STORED DATA:
** BEGIN **
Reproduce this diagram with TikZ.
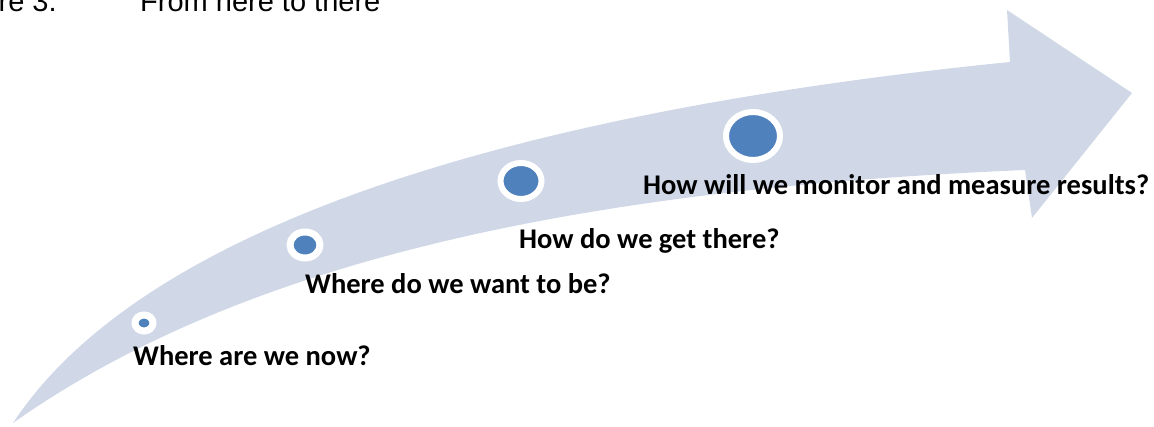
** END **
** BEGIN **
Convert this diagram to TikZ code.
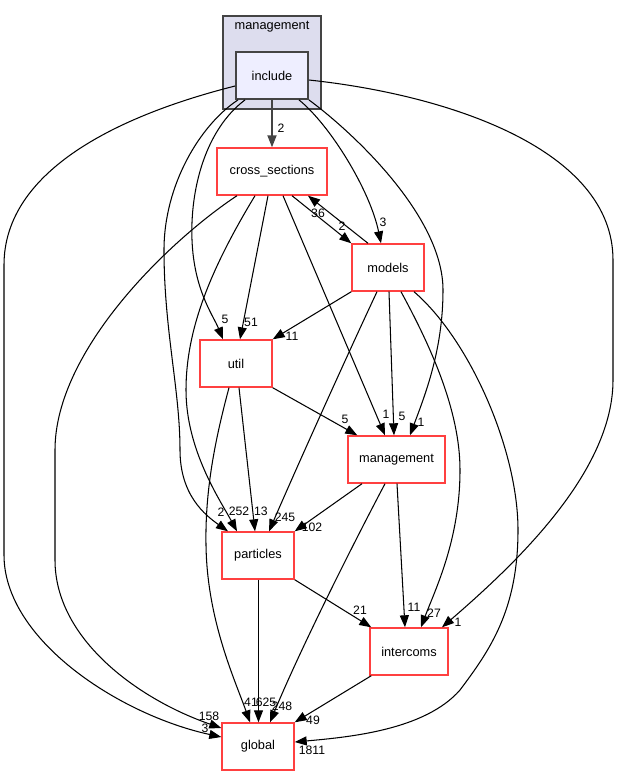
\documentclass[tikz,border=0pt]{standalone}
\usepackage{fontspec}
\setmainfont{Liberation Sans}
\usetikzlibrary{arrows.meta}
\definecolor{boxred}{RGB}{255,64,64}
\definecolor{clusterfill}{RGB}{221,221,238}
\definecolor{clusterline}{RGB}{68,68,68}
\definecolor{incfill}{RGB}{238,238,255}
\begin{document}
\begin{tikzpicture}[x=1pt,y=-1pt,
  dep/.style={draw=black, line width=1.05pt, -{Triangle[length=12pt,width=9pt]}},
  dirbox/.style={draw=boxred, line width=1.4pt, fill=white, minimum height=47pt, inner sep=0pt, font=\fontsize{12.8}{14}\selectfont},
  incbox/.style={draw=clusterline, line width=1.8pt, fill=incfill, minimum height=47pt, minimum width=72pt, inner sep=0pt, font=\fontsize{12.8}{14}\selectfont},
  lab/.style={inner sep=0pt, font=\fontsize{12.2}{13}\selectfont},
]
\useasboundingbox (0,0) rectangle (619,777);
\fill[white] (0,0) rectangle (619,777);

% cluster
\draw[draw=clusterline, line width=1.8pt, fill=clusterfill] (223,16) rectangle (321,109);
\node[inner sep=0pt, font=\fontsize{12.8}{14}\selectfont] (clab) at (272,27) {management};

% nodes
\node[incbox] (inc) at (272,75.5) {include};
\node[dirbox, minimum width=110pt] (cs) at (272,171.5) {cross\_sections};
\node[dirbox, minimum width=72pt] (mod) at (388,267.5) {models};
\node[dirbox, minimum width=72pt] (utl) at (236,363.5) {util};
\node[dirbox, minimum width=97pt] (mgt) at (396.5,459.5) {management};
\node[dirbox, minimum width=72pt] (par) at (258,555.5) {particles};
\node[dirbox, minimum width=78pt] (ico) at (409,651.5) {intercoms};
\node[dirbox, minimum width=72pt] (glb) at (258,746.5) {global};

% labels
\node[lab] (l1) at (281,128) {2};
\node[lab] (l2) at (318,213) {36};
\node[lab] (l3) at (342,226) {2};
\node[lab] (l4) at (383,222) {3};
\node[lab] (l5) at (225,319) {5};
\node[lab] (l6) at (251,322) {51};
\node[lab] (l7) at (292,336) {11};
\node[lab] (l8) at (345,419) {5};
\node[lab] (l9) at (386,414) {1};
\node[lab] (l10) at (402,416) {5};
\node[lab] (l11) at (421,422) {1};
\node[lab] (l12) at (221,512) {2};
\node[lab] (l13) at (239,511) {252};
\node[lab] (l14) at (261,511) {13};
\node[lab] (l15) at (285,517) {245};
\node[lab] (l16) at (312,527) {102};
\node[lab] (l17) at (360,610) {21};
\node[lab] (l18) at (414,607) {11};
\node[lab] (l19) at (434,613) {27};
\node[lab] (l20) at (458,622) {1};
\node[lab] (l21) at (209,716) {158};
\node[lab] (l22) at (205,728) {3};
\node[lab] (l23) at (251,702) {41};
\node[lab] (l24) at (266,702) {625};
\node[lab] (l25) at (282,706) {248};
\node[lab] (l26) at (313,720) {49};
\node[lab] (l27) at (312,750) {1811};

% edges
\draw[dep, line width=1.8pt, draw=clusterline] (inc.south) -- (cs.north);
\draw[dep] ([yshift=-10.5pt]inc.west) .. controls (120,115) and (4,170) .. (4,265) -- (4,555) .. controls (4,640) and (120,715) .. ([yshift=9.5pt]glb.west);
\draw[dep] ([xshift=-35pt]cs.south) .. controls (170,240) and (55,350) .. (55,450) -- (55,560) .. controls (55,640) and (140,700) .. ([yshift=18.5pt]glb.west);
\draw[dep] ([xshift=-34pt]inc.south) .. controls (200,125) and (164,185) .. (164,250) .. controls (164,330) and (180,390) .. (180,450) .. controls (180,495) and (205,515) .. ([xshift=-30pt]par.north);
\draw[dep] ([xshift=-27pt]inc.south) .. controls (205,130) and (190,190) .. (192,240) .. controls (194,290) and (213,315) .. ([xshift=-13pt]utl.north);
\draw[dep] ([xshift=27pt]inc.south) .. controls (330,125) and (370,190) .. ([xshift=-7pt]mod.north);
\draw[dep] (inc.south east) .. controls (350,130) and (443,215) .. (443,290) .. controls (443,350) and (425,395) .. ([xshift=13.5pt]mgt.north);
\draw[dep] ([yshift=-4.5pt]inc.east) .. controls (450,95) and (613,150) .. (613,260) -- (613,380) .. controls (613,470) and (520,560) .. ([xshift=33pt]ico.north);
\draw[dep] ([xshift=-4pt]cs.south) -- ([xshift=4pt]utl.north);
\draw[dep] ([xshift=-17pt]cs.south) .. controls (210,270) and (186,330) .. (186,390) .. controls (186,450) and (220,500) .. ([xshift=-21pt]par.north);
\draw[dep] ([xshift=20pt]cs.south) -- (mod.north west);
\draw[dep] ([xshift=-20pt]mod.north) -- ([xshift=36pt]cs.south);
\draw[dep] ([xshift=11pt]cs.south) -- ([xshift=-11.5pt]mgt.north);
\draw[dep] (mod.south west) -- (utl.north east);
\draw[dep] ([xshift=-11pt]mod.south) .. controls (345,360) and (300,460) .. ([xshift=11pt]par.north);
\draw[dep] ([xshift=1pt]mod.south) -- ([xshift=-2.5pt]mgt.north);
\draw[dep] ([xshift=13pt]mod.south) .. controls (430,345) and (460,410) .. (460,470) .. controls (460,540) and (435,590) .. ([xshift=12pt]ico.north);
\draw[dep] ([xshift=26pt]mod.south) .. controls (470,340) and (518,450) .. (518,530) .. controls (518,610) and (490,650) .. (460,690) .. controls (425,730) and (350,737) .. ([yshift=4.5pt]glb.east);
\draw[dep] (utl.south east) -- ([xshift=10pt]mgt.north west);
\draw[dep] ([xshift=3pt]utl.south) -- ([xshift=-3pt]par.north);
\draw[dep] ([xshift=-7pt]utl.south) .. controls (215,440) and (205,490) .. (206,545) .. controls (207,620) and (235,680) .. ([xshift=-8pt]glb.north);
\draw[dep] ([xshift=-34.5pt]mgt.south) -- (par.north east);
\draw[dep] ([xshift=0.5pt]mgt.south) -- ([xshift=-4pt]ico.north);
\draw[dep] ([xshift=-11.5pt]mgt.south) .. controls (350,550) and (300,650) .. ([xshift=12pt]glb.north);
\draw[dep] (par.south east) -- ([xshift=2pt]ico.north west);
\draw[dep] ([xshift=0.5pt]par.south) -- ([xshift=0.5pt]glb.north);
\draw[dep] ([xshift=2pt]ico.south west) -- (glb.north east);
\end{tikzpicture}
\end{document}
** END **
STATED GOAL: Which lines hold the string "this"? Copy all of them from the data above.

ANSWER TO THE TASK:
Reproduce this diagram with TikZ.
Convert this diagram to TikZ code.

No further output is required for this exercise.